At that moment, Sabrina’s own climb had already begun.

In the spring of 2009, her grandmother noticed a lump on Sabrina’s cheek. Within days, a series of tests led her to St. Jude Children’s Research Hospital®, where she was diagnosed with rhabdomyosarcoma, a rare cancer that develops in soft tissue.

Even at nine, Sabrina understood the gravity of her diagnosis. Cancer was not abstract. Her aunt had died of breast cancer just months earlier, and another uncle had worked decades before at St. Jude as one of its first Black pharmacists.

“I was very aware of what cancer was — and what cancer could do,” Sabrina has said.

A Little Soldier With a Notebook

Sabrina endured surgery, chemotherapy, and radiation. After a tracheotomy, she woke unable to speak, terrified as she tried to communicate with her grandmother. She spent weeks hospitalized and nearly a year in intense treatment.

Through it all, Sabrina carried notebooks with her everywhere.

Writing became the one thing she could do entirely on her own. While her body was exhausted — often nauseous, weak, and in pain — poetry gave her a place to pour out fear, grief, and confusion.

“It’s an interesting feeling,” she later reflected, “to know that you are simultaneously growing, but also in the process of dying. I could feel my body at war with itself.”

As she recited Hughes’ poem again and again for homework, Sabrina began to fall in love with the way words worked — their rhythm, their weight, their ability to hold emotion without explanation. It was then that she knew poetry would always be part of her life.

Growing Beyond Survival

At ten, Sabrina had her first poem published in her school’s literary magazine. She kept writing as she navigated survivorship — learning that the impact of cancer does not end when treatment does.

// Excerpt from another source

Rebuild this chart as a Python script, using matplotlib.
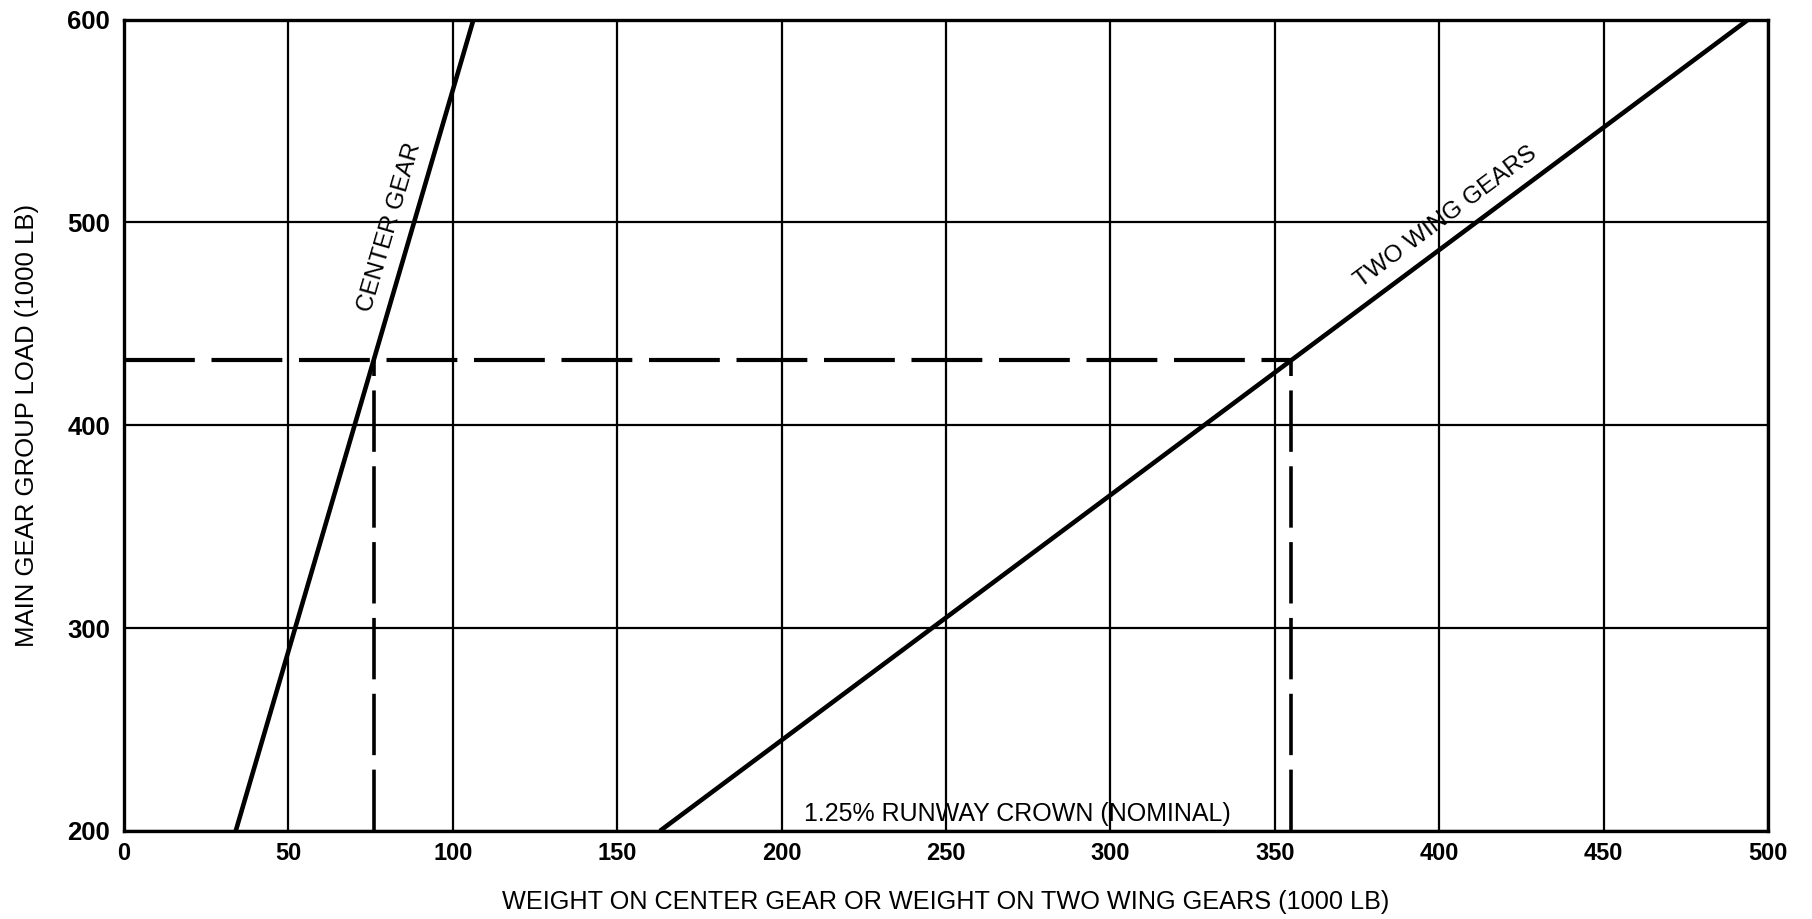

At fourteen, she celebrated five years of clear scans, a major milestone for childhood cancer survivors. That same year, she learned radiation therapy had damaged her hearing in one ear. Years later, vision complications surfaced — another late effect of treatment.

Still, Sabrina thrived.

She excelled academically, joined honor societies, ran cross-country, fenced, performed in theater, and eventually became editor-in-chief of the same literary magazine that first published her work. She earned a bachelor’s degree in English and creative writing from Washington University in St. Louis, joined Alpha Kappa Alpha Sorority, Inc.®, and returned to Memphis to pursue her Master of Fine Arts at the University of Memphis.

Now 25, Sabrina teaches freshman composition and prepares to defend a thesis exploring grief, Black womanhood, the South — and poetry.

“I love sharing my words,” she says. “Creating connections. Making people feel something.”

A Legacy Larger Than One Story

Sabrina’s journey is deeply personal, but it also reflects the foundation St. Jude was built upon.

When St. Jude opened in Memphis in 1962, it became the first fully integrated children’s hospital in the South — treating patients regardless of race, religion, or ability to pay, and hiring Black doctors, nurses, and researchers at a time when segregation was still the norm.

That commitment shaped lives.

Early research at St. Jude included studies on sickle cell disease, a condition disproportionately affecting Black communities and long neglected elsewhere. Physicians like Dr. Rudolph Jackson, one of St. Jude’s first Black doctors, helped pioneer treatments that would be shared worldwide.

This legacy of equity and inclusion is what allowed children like Sabrina not only to survive, but to imagine a future beyond illness.

“St. Jude Lays Stones for Streets of Safe Passage”

In 2022, Sabrina returned to St. Jude not as a patient, but as a poet. She performed an original spoken-word piece titled “When I Was Nine,” reflecting on fear, faith, and the fragile courage of childhood.

The poem ends with a line that captures both gratitude and legacy:

“St. Jude lays stones for streets of safe passage
so kids like me can grow up to be adults like me.”

Sabrina credits the village that carried her — her mother, aunt, grandmother, and the institution that refused to turn her away.

“I’m not who I am today without St. Jude,” she says.

A poet. A survivor.


A living reminder that Black legacy lives here — in resilience, in care, and in the power of words.